Выйдя на берег Камы, мы еще не знали, что ниже, в районе Николо-Березовки, оставалась колчаковская речная флотилия. Рано утром 3 июня эта флотилия в составе 12 пароходов подошла к Усть-Сарапулке. Наблюдатели приняли ее за свою. Наша батарея открыла огонь только тогда, когда колчаковцы буквально засыпали деревню снарядами. Вспыхнули пожары. Но красноармейцы и командиры самоотверженно боролись с огнем. Сгорел только один дом. Несмотря на неожиданность нападения, артиллеристам удалось потопить колчаковский пароход.
В Сарапуле произошло почти то же самое. Колчаковская флотилия первая открыла огонь по городу. Она била по жилым домам, по спящим горожанам. Мы потопили еще два парохода.

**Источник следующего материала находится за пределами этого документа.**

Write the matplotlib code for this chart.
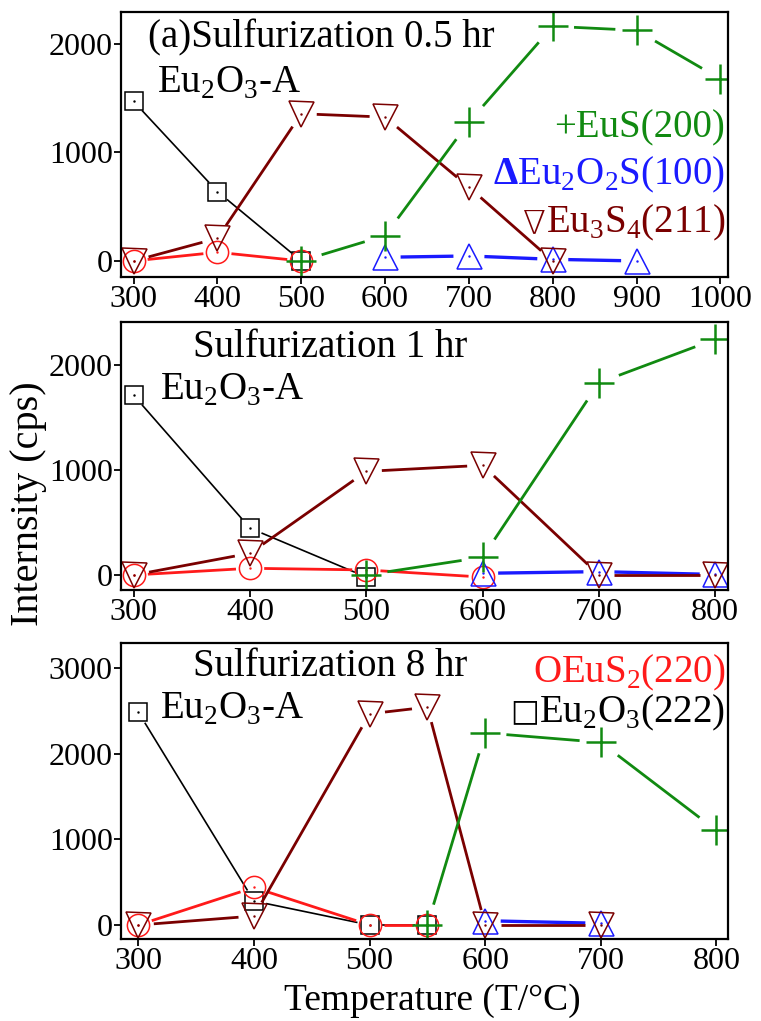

И вот флотилия Колчака, потеряв три боевые единицы, отошла на север, к Перми, и больше не появлялась. После этого в Сарапуле установилась мирная жизнь. Площади и клубы заполнила молодежь, перед которой с концертами выступали наши красноармейцы. Кстати, в нашем полку было много талантливых исполнителей народных песен, цирковых номеров и клоунады. Они умели хорошо повеселить и посмешить зрителей. Вместо публичных издевательств, которыми занимались здесь «бессмертники» генерала Каппеля, наши командиры и красноармейцы устраивали для жителей города вечера отдыха и танцы под духовой оркестр. Молодые люди буквально осаждали штаб с заявлениями о добровольном вступлении в ряды Красной армии.
Мамаев курган
1
К вечеру 12 сентября мы подъехали к переправе в Красной Слободе. На моторный паром погружен танк Т-34, готовят к погрузке второй танк. Мою машину не пускают. Пришлось предъявить документы командующего 62-й армией.
Мне представился заместитель командира танкового корпуса по технической части.
Я попросил его обрисовать обстановку в его соединении.
— Вчера к вечеру, — доложил он, — в корпусе было около сорока танков, из них только половина на ходу, остальные подбиты, но используются как неподвижные огневые точки.
Наш паром огибает с севера песчаную косу острова Голодный и направляется к центральной пристани. Изредка на воде рвутся снаряды. Огонь не прицельный. Не опасно. Приближаемся к берегу. Издали видно, как при подходе нашего парома пристань заполняется народом. Из щелей, воронок и укрытий выносят раненых, появляются люди с узлами и чемоданами. Все они до подхода парома спасались от огня в щелях, ямах, воронках от бомб.
На закопченных лицах засохшие полосы грязи — слезы смешались с пылью. Дети, измученные жаждой и голодом, тянутся к воде… Сердце сжимается, к горлу подступает комок горечи.
Наша машина соскользнула с парома. Мне сообщили в штабе фронта, что штаб 62-й армии находится в балке реки Царица, неподалеку от ее устья.
Улицы города мертвы. Ни одной зеленой ветки на деревьях — все погибло в огне пожаров. От деревянных домов остались только кучи золы, торчат печные трубы. Многие каменные дома — обгорелые, без окон и дверей, с провалившимися перекрытиями. Изредка попадаются уцелевшие здания. В них копошатся люди, вытаскивают узлы, самовары, посуду, все несут к пристани.
Мы проехали по берегу Волги вдоль железной дороги до устья Царицы, затем по балке до Астраханского моста, но командного пункта не нашли. Темнело.
Недалеко от вокзала встретили комиссара саперной части. Радость: комиссар знает, где командный пункт армии. Он и проводил нас до подножия Мамаева кургана.
Оставив машину, на курган поднялся пешком, цепляясь в темноте за кусты, за какие-то колючки. Наконец долгожданный окрик часового:
— Стой! Кто идет?
Командный пункт. Овраг, свежевырытые щели, блиндажи. Мамаев курган! Мог ли я тогда предполагать, что он станет местом высшего напряжения боев за Сталинград, что здесь, на этом клочке, не останется ни одного живого места, не перекопанного взрывами снарядов и авиабомб?
Вот и блиндаж начальника штаба армии генерал-майора Николая Ивановича Крылова.
До этого мы с ним не встречались и не были знакомы. Я знал, правда, что он был одним из руководителей обороны Одессы и Севастополя. Встреча на дорогах войны. Как много было и у меня и у него таких встреч! Встретились, разошлись. А эта встреча была на всю жизнь, до самого того скорбного часа, когда довелось мне проводить самого родного и дорогого моего друга, которого подарила мне моя долгая жизнь, Николая Ивановича, Маршала Советского Союза, командующего Ракетными войсками стратегического назначения, в его последний путь — на Красную площадь. Дружба наша была скреплена не только боями за Сталинград, не только тем, что мы рядом провели много дней и ночей под огнем врага, но и общей горечью утраты наших боевых товарищей.